A: Depends on what you want to achieve.  Let $X$ be the continuous, numerical variable and $K$ the (unordered) categorical variable.  Then one possible approach is to assign numerical scores $t_i$ to each of the possible values of $K$, $i=1, \dots, p$. One possible criterion is to maximize the correlation between the $X$ and the scores $t_i$.  With only one continuous and one categorical variable,  this might not be very helpful, since the maximum correlation will always be one (to show that, and find some such scores, is an exercise in using Lagrange multipliers!  With multiple variables, we try to find compromise scores for the categorical variables, maybe trying to maximize the multiple correlation $R^2$.  Then the individual correlations will not more (except very special cases!) equal one.  
Such an analysis can be seen as a generalization of multiple correspondence analysis, and is known under many names, such as canonical correlation analysis, homogeneity analysis, and many others. An implementation in R is in the homals package (on CRAN).  googling for some of this names will give a wealth of information, there is a complete book:  Albert Gifi, "Nonlinear Multivariate Analysis".  Good luck!
A: I had a similar problem and I tried the Chi-squared-Test as suggested but I got very confused in assessing the P-Values against NULL Hypothesis. 
I will explain how I interpreted categorical variables. I am not sure how relevant it is in your case. I had Response Variable Y and two Predictor Variables X1 and X2 where X2 being a categorical variable with two levels say 1 and 2. I was trying to fit a Linear Model
ols = lm(Y ~ X1 + X2, data=mydata)

But I wanted to understand how different level of X2 fits the above equation. I came across a R function by()
by(mydata,X2,function(x) summary(lm(Y~X1,data=x)))

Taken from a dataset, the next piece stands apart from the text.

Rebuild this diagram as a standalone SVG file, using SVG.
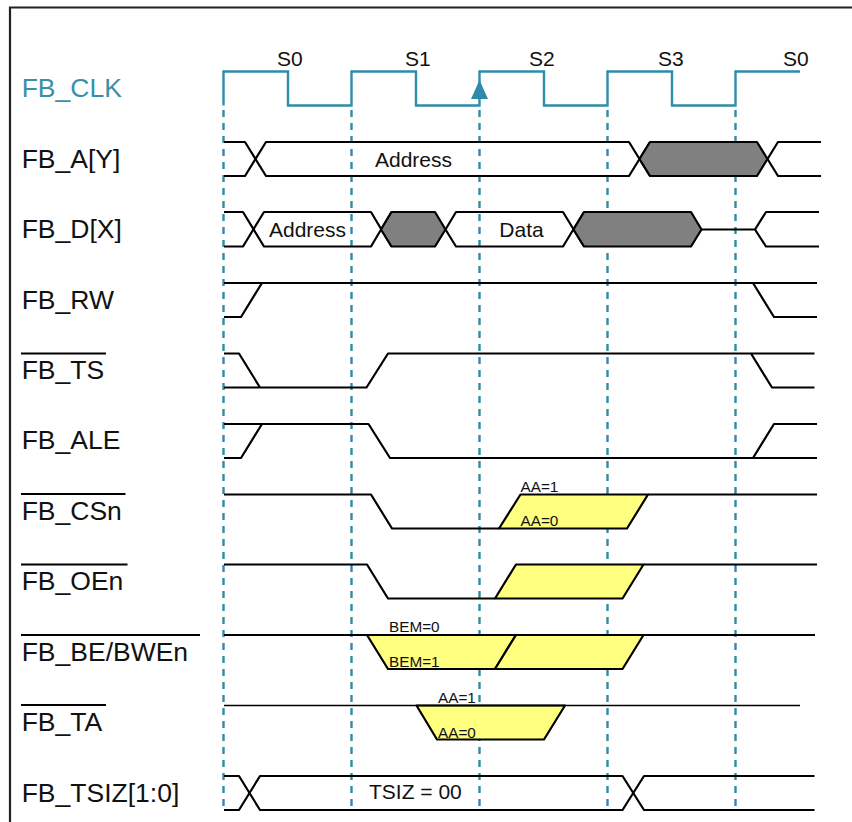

What this code does is, it is trying to fit in Linear Model for each level of X2. This gave me all P-value and R-square, Residual standard error which I understand and can interpret. 
Again I am not sure if this is what you want. I sort of compared different values of X2 in predicting Y.
A: I've seen the following cheatsheet linked before:
https://stats.idre.ucla.edu/other/mult-pkg/whatstat/
It may be useful to you. It even has links to specific R libraries.
A: It depends on what sense of a correlation you want.  When you run the prototypical Pearson's product moment correlation, you get a measure of the strength of association and you get a test of the significance of that association.  More typically however, the significance test and the measure of effect size differ.  
Significance tests: 


*

*Continuous vs. Nominal:  run an ANOVA.  In R, you can use ?aov.  

*Nominal vs. Nominal: run a chi-squared test.  In R, you use ?chisq.test.  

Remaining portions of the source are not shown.